- [TASK]:
Filter the data for lines with the word "this", then copy every line so identified.

- [DATASET]:
● ● ● ● ● ● ●

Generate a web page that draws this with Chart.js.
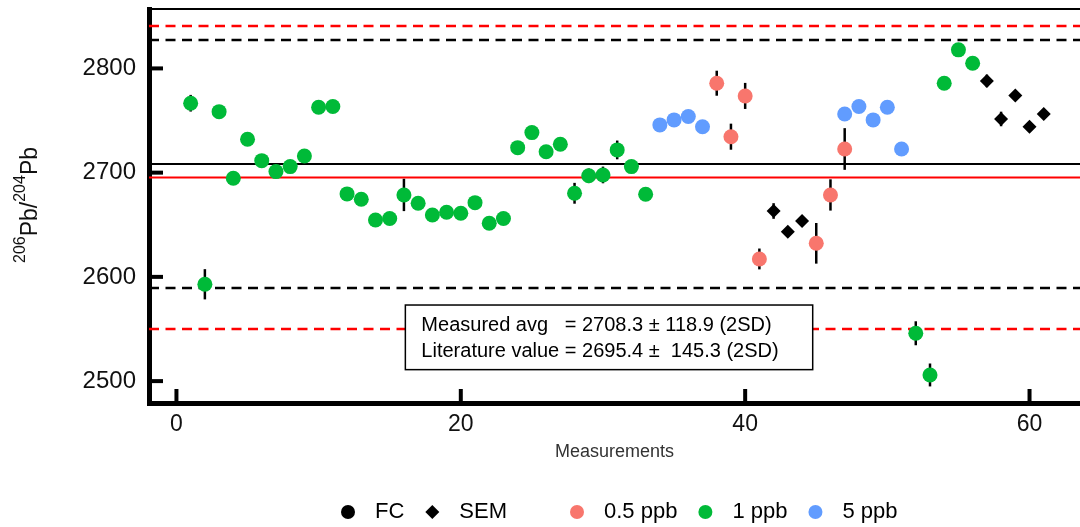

● ● ● ● ● ● ●

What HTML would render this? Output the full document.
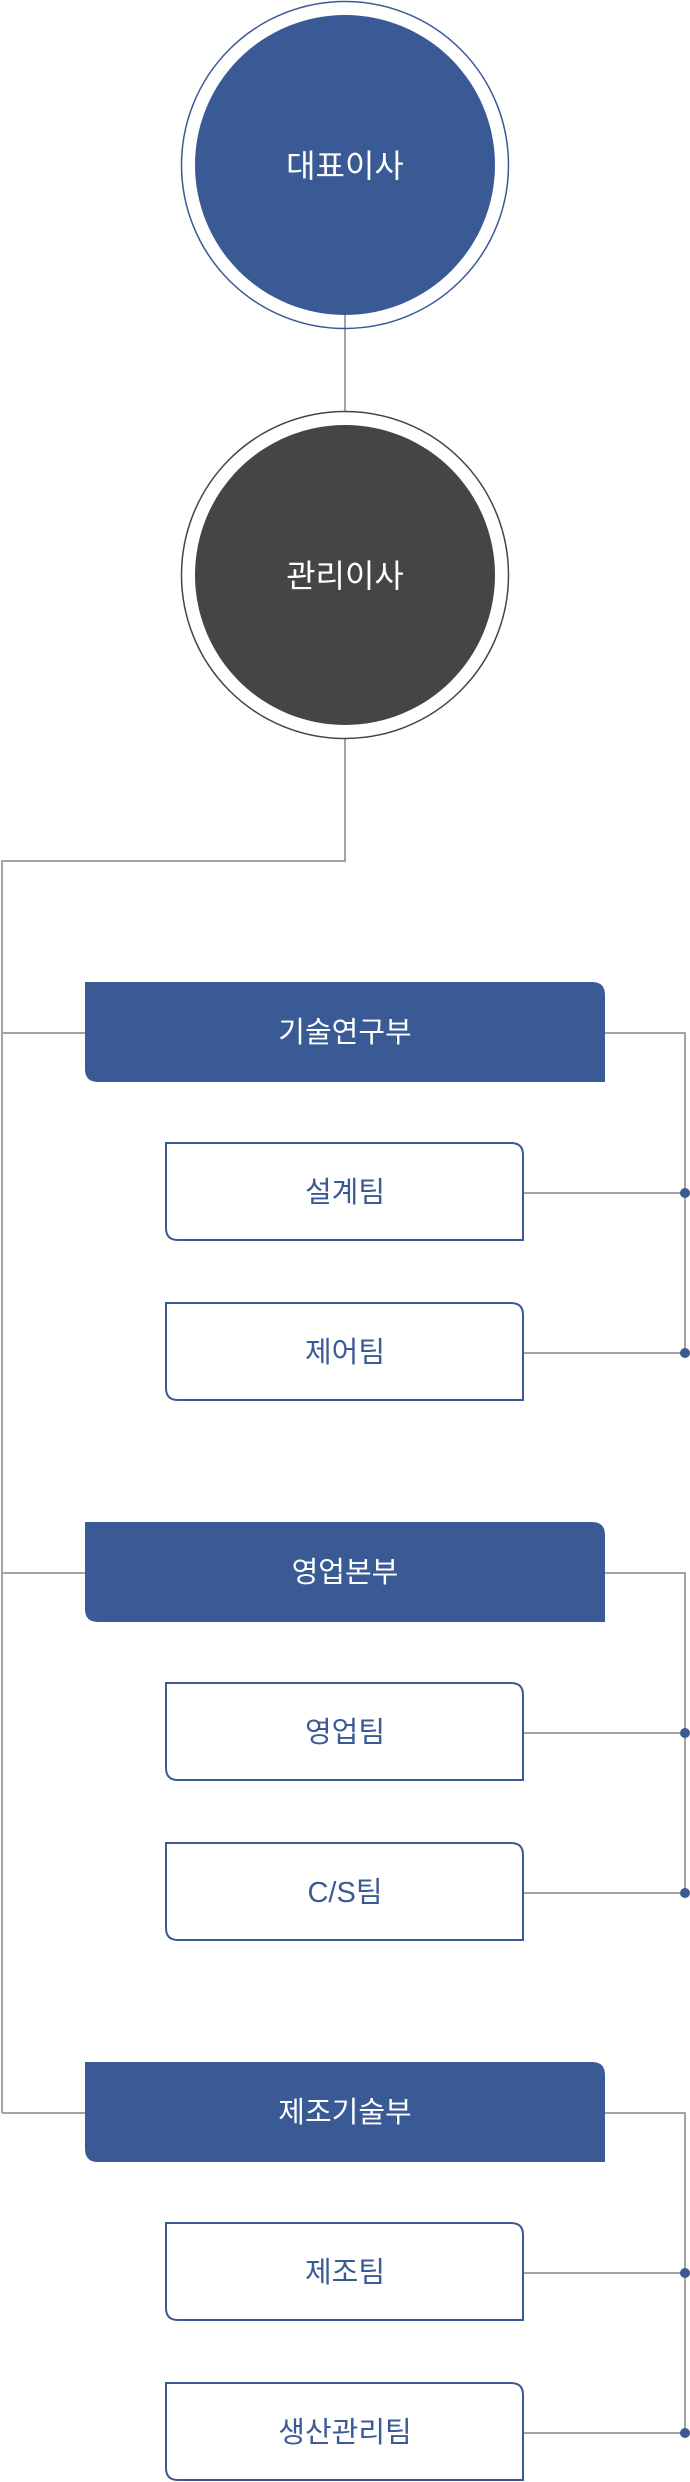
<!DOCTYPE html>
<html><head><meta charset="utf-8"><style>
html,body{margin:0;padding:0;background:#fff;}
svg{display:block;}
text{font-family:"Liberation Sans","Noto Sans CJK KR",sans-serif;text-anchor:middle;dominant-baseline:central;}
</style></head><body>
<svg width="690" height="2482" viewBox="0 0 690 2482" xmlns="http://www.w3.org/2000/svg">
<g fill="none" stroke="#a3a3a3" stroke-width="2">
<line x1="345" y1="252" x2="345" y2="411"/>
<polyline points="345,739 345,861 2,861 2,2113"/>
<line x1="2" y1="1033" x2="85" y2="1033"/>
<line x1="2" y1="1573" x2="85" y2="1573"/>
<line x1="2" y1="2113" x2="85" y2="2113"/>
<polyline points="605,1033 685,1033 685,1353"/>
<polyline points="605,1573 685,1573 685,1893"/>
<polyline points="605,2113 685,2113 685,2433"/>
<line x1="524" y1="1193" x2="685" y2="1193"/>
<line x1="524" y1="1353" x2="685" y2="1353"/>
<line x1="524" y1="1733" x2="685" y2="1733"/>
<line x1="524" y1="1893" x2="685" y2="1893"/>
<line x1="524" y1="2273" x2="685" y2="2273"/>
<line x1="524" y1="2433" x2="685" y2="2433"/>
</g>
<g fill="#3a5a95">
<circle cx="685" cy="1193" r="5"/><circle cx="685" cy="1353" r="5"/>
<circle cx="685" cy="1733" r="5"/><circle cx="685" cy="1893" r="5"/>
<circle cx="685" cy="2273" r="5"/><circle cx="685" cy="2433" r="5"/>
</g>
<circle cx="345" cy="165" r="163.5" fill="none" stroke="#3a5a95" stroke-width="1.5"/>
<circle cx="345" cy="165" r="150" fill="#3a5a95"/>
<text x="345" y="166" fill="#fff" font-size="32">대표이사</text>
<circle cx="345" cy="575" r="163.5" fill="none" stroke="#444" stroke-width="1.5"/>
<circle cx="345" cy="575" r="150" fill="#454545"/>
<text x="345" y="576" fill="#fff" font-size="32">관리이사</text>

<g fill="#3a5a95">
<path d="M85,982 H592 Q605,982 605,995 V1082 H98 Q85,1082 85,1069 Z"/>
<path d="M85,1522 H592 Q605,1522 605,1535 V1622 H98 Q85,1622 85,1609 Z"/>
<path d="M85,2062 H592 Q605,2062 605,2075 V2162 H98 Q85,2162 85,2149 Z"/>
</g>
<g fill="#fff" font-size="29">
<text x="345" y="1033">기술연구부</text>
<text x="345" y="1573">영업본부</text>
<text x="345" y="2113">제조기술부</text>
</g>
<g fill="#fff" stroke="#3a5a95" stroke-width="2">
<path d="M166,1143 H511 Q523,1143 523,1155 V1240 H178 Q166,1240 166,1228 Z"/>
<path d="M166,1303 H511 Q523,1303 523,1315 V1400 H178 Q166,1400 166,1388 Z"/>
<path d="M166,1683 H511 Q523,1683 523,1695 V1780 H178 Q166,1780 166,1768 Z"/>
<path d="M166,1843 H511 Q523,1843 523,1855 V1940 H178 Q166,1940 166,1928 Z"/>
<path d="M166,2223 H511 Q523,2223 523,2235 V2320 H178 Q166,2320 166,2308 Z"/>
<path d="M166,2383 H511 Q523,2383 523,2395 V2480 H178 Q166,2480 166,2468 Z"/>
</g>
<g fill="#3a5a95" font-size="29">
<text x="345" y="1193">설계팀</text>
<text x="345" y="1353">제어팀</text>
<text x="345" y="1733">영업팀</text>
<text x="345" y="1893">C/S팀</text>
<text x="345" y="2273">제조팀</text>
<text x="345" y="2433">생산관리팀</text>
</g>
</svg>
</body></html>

● ● ● ● ● ● ●

- [EXERCISE SOLUTION]:
Generate a web page that draws this with Chart.js.
What HTML would render this? Output the full document.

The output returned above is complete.